▶ [Objective]: Pictures aside, quote the whole listing exactly.

▶ [Given material]:

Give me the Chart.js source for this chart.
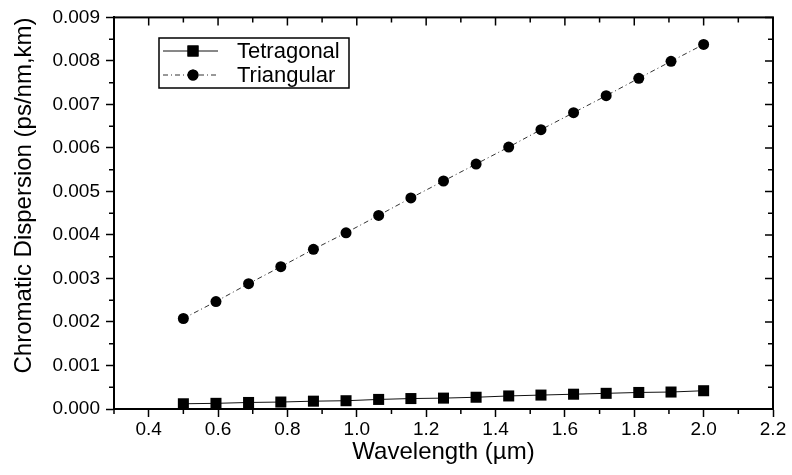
<!DOCTYPE html>
<html>
<head>
<meta charset="utf-8">
<script src="https://cdn.jsdelivr.net/npm/chart.js@4"></script>
<style>
  html, body { margin: 0; padding: 0; background: #fff; }
  #wrap { width: 792px; height: 475px; position: relative; }
</style>
</head>
<body>
<div id="wrap"><canvas id="chart"></canvas></div>
<script>
// wavelength in µm
var wavelength = [0.5, 0.594, 0.688, 0.781, 0.875, 0.969, 1.063, 1.156, 1.25, 1.344, 1.438, 1.531, 1.625, 1.719, 1.813, 1.906, 2.0];
// chromatic dispersion, ps/nm,km
var tetragonal = [0.00012, 0.00013, 0.00015, 0.00016, 0.00018, 0.00019, 0.00022, 0.00024, 0.00025, 0.00027, 0.0003, 0.00032, 0.00034, 0.00036, 0.00038, 0.00039, 0.00042];
var triangular = [0.00208, 0.00247, 0.00288, 0.00327, 0.00367, 0.00405, 0.00445, 0.00485, 0.00524, 0.00563, 0.00602, 0.00642, 0.00681, 0.0072, 0.0076, 0.00799, 0.00838];
var seriesNames = ['Tetragonal', 'Triangular'];

var FONT = '"Liberation Sans", Arial, sans-serif';

function toPoints(xs, ys) {
    return xs.map(function (x, i) { return { x: x, y: ys[i] }; });
}

// frame on top/right + minor ticks + inward ticks on the mirror sides
var frameTicks = {
    id: 'frameTicks',
    afterDraw: function (chart) {
        var ctx = chart.ctx, a = chart.chartArea;
        var xs = chart.scales.x, ys = chart.scales.y;
        ctx.save();
        ctx.strokeStyle = '#000';
        ctx.lineWidth = 2;
        ctx.strokeRect(a.left, a.top, a.right - a.left, a.bottom - a.top);

        ctx.lineWidth = 1.5;
        ctx.beginPath();
        xs.ticks.forEach(function (t) {
            var px = xs.getPixelForValue(t.value);
            ctx.moveTo(px, a.top); ctx.lineTo(px, a.top + 8);
            var mid = t.value - 0.1;
            if (mid > xs.min) {
                var mx = xs.getPixelForValue(mid);
                ctx.moveTo(mx, a.bottom); ctx.lineTo(mx, a.bottom + 5);
                ctx.moveTo(mx, a.top); ctx.lineTo(mx, a.top + 5);
            }
        });
        ys.ticks.forEach(function (t) {
            var py = ys.getPixelForValue(t.value);
            ctx.moveTo(a.right, py); ctx.lineTo(a.right - 8, py);
            var mid = t.value + 0.0005;
            if (mid < ys.max) {
                var my = ys.getPixelForValue(mid);
                ctx.moveTo(a.left, my); ctx.lineTo(a.left - 5, my);
                ctx.moveTo(a.right, my); ctx.lineTo(a.right - 5, my);
            }
        });
        ctx.stroke();
        ctx.restore();
    }
};

// boxed legend inside the plot, upper left
var boxLegend = {
    id: 'boxLegend',
    afterDraw: function (chart) {
        var ctx = chart.ctx;
        var bx = 159, by = 38, bw = 190, bh = 50;
        ctx.save();
        ctx.strokeStyle = '#000';
        ctx.lineWidth = 1.5;
        ctx.strokeRect(bx, by, bw, bh);
        ctx.font = '22px ' + FONT;
        ctx.textBaseline = 'middle';
        chart.data.datasets.forEach(function (ds, i) {
            var cy = by + 13 + i * 24;
            ctx.strokeStyle = ds.borderColor;
            ctx.lineWidth = 1;
            ctx.setLineDash(ds.borderDash || []);
            ctx.beginPath();
            ctx.moveTo(bx + 4, cy); ctx.lineTo(bx + 59, cy);
            ctx.stroke();
            ctx.setLineDash([]);
            Chart.helpers.drawPoint(ctx, {
                pointStyle: ds.pointStyle, radius: ds.pointRadius, borderWidth: 0
            }, bx + 34, cy);
            ctx.fillStyle = '#000';
            ctx.fill();
            ctx.fillText(ds.label, bx + 78, cy + 1);
        });
        ctx.restore();
    }
};

var chart = new Chart(document.getElementById('chart'), {
    type: 'line',
    data: {
        datasets: [{
            label: seriesNames[0],
            data: toPoints(wavelength, tetragonal),
            borderColor: '#111',
            borderWidth: 1,
            backgroundColor: '#000',
            pointBackgroundColor: '#000',
            pointBorderWidth: 0,
            pointStyle: 'rect',
            pointRadius: 7.8,
            clip: false
        }, {
            label: seriesNames[1],
            data: toPoints(wavelength, triangular),
            borderColor: '#333',
            borderWidth: 1,
            borderDash: [5, 3, 1, 3],
            backgroundColor: '#000',
            pointBackgroundColor: '#000',
            pointBorderWidth: 0,
            pointStyle: 'circle',
            pointRadius: 5.5,
            clip: false
        }]
    },
    options: {
        responsive: true,
        maintainAspectRatio: false,
        animation: false,
        layout: { padding: { top: 15, right: 19, left: 0, bottom: 0 } },
        plugins: {
            legend: { display: false },
            tooltip: { enabled: false }
        },
        scales: {
            x: {
                type: 'linear',
                min: 0.3,
                max: 2.2,
                afterFit: function (s) { s.height = 66; },
                ticks: {
                    stepSize: 0.2,
                    includeBounds: false,
                    color: '#000',
                    padding: 1,
                    font: { family: FONT, size: 19 },
                    maxRotation: 0,
                    callback: function (v) { return v.toFixed(1); }
                },
                grid: { drawOnChartArea: false, tickLength: 8, tickColor: '#000', tickWidth: 1.5 },
                border: { color: '#000', width: 2 },
                title: {
                    display: true,
                    text: 'Wavelength (µm)',
                    color: '#000',
                    font: { family: FONT, size: 24 },
                    padding: { top: 0, bottom: 8 }
                }
            },
            y: {
                type: 'linear',
                min: 0,
                max: 0.009,
                afterFit: function (s) { s.width = 114; },
                ticks: {
                    stepSize: 0.001,
                    color: '#000',
                    padding: 6,
                    font: { family: FONT, size: 19 },
                    callback: function (v) { return v.toFixed(3); }
                },
                grid: { drawOnChartArea: false, tickLength: 8, tickColor: '#000', tickWidth: 1.5 },
                border: { color: '#000', width: 2 },
                title: {
                    display: true,
                    text: 'Chromatic Dispersion (ps/nm,km)',
                    align: 'end',
                    color: '#000',
                    font: { family: FONT, size: 24 },
                    padding: { top: 10, bottom: 0 }
                }
            }
        }
    },
    plugins: [frameTicks, boxLegend]
});
</script>
</body>
</html>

▶ [Response to this exercise]:
Give me the Chart.js source for this chart.
<!DOCTYPE html>
<html>
<head>
<meta charset="utf-8">
<script src="https://cdn.jsdelivr.net/npm/chart.js@4"></script>
<style>
  html, body { margin: 0; padding: 0; background: #fff; }
  #wrap { width: 792px; height: 475px; position: relative; }
</style>
</head>
<body>
<div id="wrap"><canvas id="chart"></canvas></div>
<script>
// wavelength in µm
var wavelength = [0.5, 0.594, 0.688, 0.781, 0.875, 0.969, 1.063, 1.156, 1.25, 1.344, 1.438, 1.531, 1.625, 1.719, 1.813, 1.906, 2.0];
// chromatic dispersion, ps/nm,km
var tetragonal = [0.00012, 0.00013, 0.00015, 0.00016, 0.00018, 0.00019, 0.00022, 0.00024, 0.00025, 0.00027, 0.0003, 0.00032, 0.00034, 0.00036, 0.00038, 0.00039, 0.00042];
var triangular = [0.00208, 0.00247, 0.00288, 0.00327, 0.00367, 0.00405, 0.00445, 0.00485, 0.00524, 0.00563, 0.00602, 0.00642, 0.00681, 0.0072, 0.0076, 0.00799, 0.00838];
var seriesNames = ['Tetragonal', 'Triangular'];

var FONT = '"Liberation Sans", Arial, sans-serif';

function toPoints(xs, ys) {
    return xs.map(function (x, i) { return { x: x, y: ys[i] }; });
}

// frame on top/right + minor ticks + inward ticks on the mirror sides
var frameTicks = {
    id: 'frameTicks',
    afterDraw: function (chart) {
        var ctx = chart.ctx, a = chart.chartArea;
        var xs = chart.scales.x, ys = chart.scales.y;
        ctx.save();
        ctx.strokeStyle = '#000';
        ctx.lineWidth = 2;
        ctx.strokeRect(a.left, a.top, a.right - a.left, a.bottom - a.top);

        ctx.lineWidth = 1.5;
        ctx.beginPath();
        xs.ticks.forEach(function (t) {
            var px = xs.getPixelForValue(t.value);
            ctx.moveTo(px, a.top); ctx.lineTo(px, a.top + 8);
            var mid = t.value - 0.1;
            if (mid > xs.min) {
                var mx = xs.getPixelForValue(mid);
                ctx.moveTo(mx, a.bottom); ctx.lineTo(mx, a.bottom + 5);
                ctx.moveTo(mx, a.top); ctx.lineTo(mx, a.top + 5);
            }
        });
        ys.ticks.forEach(function (t) {
            var py = ys.getPixelForValue(t.value);
            ctx.moveTo(a.right, py); ctx.lineTo(a.right - 8, py);
            var mid = t.value + 0.0005;
            if (mid < ys.max) {
                var my = ys.getPixelForValue(mid);
                ctx.moveTo(a.left, my); ctx.lineTo(a.left - 5, my);
                ctx.moveTo(a.right, my); ctx.lineTo(a.right - 5, my);
            }
        });
        ctx.stroke();
        ctx.restore();
    }
};

// boxed legend inside the plot, upper left
var boxLegend = {
    id: 'boxLegend',
    afterDraw: function (chart) {
        var ctx = chart.ctx;
        var bx = 159, by = 38, bw = 190, bh = 50;
        ctx.save();
        ctx.strokeStyle = '#000';
        ctx.lineWidth = 1.5;
        ctx.strokeRect(bx, by, bw, bh);
        ctx.font = '22px ' + FONT;
        ctx.textBaseline = 'middle';
        chart.data.datasets.forEach(function (ds, i) {
            var cy = by + 13 + i * 24;
            ctx.strokeStyle = ds.borderColor;
            ctx.lineWidth = 1;
            ctx.setLineDash(ds.borderDash || []);
            ctx.beginPath();
            ctx.moveTo(bx + 4, cy); ctx.lineTo(bx + 59, cy);
            ctx.stroke();
            ctx.setLineDash([]);
            Chart.helpers.drawPoint(ctx, {
                pointStyle: ds.pointStyle, radius: ds.pointRadius, borderWidth: 0
            }, bx + 34, cy);
            ctx.fillStyle = '#000';
            ctx.fill();
            ctx.fillText(ds.label, bx + 78, cy + 1);
        });
        ctx.restore();
    }
};

var chart = new Chart(document.getElementById('chart'), {
    type: 'line',
    data: {
        datasets: [{
            label: seriesNames[0],
            data: toPoints(wavelength, tetragonal),
            borderColor: '#111',
            borderWidth: 1,
            backgroundColor: '#000',
            pointBackgroundColor: '#000',
            pointBorderWidth: 0,
            pointStyle: 'rect',
            pointRadius: 7.8,
            clip: false
        }, {
            label: seriesNames[1],
            data: toPoints(wavelength, triangular),
            borderColor: '#333',
            borderWidth: 1,
            borderDash: [5, 3, 1, 3],
            backgroundColor: '#000',
            pointBackgroundColor: '#000',
            pointBorderWidth: 0,
            pointStyle: 'circle',
            pointRadius: 5.5,
            clip: false
        }]
    },
    options: {
        responsive: true,
        maintainAspectRatio: false,
        animation: false,
        layout: { padding: { top: 15, right: 19, left: 0, bottom: 0 } },
        plugins: {
            legend: { display: false },
            tooltip: { enabled: false }
        },
        scales: {
            x: {
                type: 'linear',
                min: 0.3,
                max: 2.2,
                afterFit: function (s) { s.height = 66; },
                ticks: {
                    stepSize: 0.2,
                    includeBounds: false,
                    color: '#000',
                    padding: 1,
                    font: { family: FONT, size: 19 },
                    maxRotation: 0,
                    callback: function (v) { return v.toFixed(1); }
                },
                grid: { drawOnChartArea: false, tickLength: 8, tickColor: '#000', tickWidth: 1.5 },
                border: { color: '#000', width: 2 },
                title: {
                    display: true,
                    text: 'Wavelength (µm)',
                    color: '#000',
                    font: { family: FONT, size: 24 },
                    padding: { top: 0, bottom: 8 }
                }
            },
            y: {
                type: 'linear',
                min: 0,
                max: 0.009,
                afterFit: function (s) { s.width = 114; },
                ticks: {
                    stepSize: 0.001,
                    color: '#000',
                    padding: 6,
                    font: { family: FONT, size: 19 },
                    callback: function (v) { return v.toFixed(3); }
                },
                grid: { drawOnChartArea: false, tickLength: 8, tickColor: '#000', tickWidth: 1.5 },
                border: { color: '#000', width: 2 },
                title: {
                    display: true,
                    text: 'Chromatic Dispersion (ps/nm,km)',
                    align: 'end',
                    color: '#000',
                    font: { family: FONT, size: 24 },
                    padding: { top: 10, bottom: 0 }
                }
            }
        }
    },
    plugins: [frameTicks, boxLegend]
});
</script>
</body>
</html>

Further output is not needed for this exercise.